Italy's national vulcanology center said the quake struck at 7:10 p.m. local time (1710 GMT) with an epicenter in the Macerata area, near Perugia in the quake-prone Apennine Mountain chain. The U.S. Geological Survey put the epicenter near Visso and said it had a depth of some 10 kilometers (six miles).

Experts say even relatively modest quakes that have shallow depths can cause significant damage because the seismic waves are closer to the surface. But seismologist Gianluca Valensise said a 10-kilometer depth is within the norm for an Apennine temblor.

The Aug. 24 quake destroyed the hilltop village of Amatrice and other nearby towns and had a depth of about 10 kilometers. Amatrice Mayor Sergio Pirozzi said residents felt the quake, but "We are thanking God that there are no dead and no injured."

Wednesday's quake was felt from Perugia in Umbria to the capital Rome to the central Italian town of L'Aquila, which was struck by a deadly quake in 2009. The mayor of L'Aquila, however, said there were no immediate reports of damage there.

A section of a major state highway north of Rome, the Salaria, was closed near Arquata del Tronto as a precaution because of a quake-induced landslide, said a spokeswoman for the civil protection agency, Ornella De Luca.

The mayor of Arquata del Tronco, Aleandro Petrucci, said the quake felt stronger than the August temblor, which devastated parts of his town.

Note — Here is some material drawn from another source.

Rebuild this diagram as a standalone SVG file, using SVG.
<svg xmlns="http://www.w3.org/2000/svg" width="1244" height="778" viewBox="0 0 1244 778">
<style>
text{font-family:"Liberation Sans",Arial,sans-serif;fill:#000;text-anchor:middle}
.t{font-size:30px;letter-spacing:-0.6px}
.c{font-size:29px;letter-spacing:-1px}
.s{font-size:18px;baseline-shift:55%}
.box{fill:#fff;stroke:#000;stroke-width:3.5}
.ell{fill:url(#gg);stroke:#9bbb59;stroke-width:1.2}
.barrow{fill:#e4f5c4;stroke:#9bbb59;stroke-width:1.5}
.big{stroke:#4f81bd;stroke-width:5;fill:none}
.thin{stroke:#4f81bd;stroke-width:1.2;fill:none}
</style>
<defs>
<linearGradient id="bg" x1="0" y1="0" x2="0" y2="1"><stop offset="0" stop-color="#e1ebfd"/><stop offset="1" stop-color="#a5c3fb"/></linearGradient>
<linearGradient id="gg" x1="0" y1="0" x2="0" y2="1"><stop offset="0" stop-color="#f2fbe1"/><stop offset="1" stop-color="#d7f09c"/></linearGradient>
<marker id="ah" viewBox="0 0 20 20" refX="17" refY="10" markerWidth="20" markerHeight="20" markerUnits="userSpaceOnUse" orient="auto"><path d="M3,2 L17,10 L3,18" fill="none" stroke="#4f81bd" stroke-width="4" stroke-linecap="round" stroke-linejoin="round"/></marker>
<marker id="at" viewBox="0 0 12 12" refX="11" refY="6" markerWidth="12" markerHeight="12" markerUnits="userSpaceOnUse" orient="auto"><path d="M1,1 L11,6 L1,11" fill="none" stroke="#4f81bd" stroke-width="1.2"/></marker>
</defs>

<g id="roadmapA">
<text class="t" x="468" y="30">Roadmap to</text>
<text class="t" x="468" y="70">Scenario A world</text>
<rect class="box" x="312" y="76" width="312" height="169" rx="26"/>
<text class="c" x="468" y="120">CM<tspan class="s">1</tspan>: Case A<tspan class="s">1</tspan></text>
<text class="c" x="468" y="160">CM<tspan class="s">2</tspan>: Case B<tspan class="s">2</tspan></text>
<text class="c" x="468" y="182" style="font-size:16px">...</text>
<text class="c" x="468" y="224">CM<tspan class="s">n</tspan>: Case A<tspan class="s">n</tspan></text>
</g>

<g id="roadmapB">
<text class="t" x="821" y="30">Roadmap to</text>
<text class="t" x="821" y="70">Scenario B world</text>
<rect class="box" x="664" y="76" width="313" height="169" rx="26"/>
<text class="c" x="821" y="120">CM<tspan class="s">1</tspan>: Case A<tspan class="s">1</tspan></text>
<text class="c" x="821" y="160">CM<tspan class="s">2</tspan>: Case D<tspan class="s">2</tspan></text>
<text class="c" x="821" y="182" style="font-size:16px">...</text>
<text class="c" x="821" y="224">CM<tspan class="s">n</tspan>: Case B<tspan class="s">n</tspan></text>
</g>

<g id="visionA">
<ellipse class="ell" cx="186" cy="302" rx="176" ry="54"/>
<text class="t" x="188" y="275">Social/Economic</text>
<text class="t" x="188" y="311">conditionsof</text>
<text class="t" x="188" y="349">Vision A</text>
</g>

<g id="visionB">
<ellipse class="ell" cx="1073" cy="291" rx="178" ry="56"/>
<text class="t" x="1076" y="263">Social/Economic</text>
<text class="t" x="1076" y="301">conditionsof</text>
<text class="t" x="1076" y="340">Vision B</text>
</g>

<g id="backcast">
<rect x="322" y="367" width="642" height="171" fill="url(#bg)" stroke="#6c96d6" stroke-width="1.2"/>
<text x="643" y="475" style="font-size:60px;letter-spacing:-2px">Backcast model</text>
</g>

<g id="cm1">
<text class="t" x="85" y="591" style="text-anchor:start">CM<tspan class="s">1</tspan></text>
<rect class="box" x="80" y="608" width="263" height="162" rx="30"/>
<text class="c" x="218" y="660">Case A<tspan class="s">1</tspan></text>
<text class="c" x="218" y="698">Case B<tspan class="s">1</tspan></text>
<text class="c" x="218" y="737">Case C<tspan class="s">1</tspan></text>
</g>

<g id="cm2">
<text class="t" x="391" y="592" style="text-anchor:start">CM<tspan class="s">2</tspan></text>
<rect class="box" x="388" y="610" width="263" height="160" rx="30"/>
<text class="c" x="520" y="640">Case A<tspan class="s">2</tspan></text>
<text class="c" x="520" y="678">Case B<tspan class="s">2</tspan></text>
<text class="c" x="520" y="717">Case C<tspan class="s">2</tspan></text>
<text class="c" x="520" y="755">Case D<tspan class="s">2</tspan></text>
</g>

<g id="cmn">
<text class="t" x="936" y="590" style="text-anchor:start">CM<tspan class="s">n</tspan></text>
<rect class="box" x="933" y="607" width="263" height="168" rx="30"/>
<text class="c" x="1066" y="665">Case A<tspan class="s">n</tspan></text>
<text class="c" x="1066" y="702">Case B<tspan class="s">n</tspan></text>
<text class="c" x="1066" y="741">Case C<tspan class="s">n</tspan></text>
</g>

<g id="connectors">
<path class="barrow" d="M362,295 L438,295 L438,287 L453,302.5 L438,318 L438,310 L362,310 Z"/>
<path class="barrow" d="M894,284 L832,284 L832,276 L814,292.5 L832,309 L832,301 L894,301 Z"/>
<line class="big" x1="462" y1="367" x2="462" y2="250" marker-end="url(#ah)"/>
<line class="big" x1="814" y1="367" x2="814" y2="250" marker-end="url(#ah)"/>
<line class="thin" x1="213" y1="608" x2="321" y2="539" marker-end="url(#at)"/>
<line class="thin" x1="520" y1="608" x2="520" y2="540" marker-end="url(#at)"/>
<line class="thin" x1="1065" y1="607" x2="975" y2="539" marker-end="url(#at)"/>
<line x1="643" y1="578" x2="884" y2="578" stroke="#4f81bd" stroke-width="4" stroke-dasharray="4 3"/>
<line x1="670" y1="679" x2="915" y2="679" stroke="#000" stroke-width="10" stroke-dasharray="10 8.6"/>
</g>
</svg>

But he said there were no reports of injuries to date and that the zone hardest hit by the last quake remained uninhabitable.

"We don't worry because there is no one in the red zone, if something fell, walls fell," he said.

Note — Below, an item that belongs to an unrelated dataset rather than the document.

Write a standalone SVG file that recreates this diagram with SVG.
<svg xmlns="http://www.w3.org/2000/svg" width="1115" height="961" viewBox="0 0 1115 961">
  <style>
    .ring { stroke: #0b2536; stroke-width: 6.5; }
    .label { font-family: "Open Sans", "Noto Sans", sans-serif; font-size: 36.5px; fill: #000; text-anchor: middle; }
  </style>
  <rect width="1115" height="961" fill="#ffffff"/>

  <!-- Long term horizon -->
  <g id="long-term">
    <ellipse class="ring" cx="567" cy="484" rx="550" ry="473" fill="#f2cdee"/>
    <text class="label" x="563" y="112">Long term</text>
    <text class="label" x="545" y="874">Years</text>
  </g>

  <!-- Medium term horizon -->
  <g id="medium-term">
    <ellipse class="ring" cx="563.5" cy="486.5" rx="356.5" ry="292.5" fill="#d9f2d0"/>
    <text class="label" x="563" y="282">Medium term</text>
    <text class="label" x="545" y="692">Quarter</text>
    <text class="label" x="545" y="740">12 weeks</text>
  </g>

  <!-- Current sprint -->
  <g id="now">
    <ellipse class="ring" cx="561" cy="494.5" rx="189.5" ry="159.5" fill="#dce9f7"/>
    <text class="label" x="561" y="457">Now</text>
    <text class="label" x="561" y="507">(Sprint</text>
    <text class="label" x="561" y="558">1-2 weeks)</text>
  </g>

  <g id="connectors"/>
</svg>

In Rome, some 230 kilometers (145 miles) southwest from the epicenter, centuries-old palazzi shook and officials at the Foreign Ministry evacuated the building.

The quake was actually an aftershock of the magnitude 6.2 earthquake from two months ago. Because it was so close to the surface, it has the potential to cause more shaking and more damage, "coupled with infrastructure that's vulnerable to shaking," said U.S. Geological Survey seismologist Paul Earle.

"They have a lot of old buildings that weren't constructed at a time with modern seismic codes," he said.

Given the size, depth and location of the quake, the USGS estimates that about 12 million people likely felt at least weak shaking.

This quake is about 20 kilometers (12 miles) northwest of the original shock, which puts it on the northern edge of the aftershock sequence and two months is normal for aftershocks, Earle said. The August 6.2 quake was five times bigger than Wednesday's and was 11 times stronger based on energy released.

Seismologists initially thought this aftershock was magnitude 5.4 but the USGS upgraded it to 5.5 when they checked its waves and that estimate may still change, Earle said.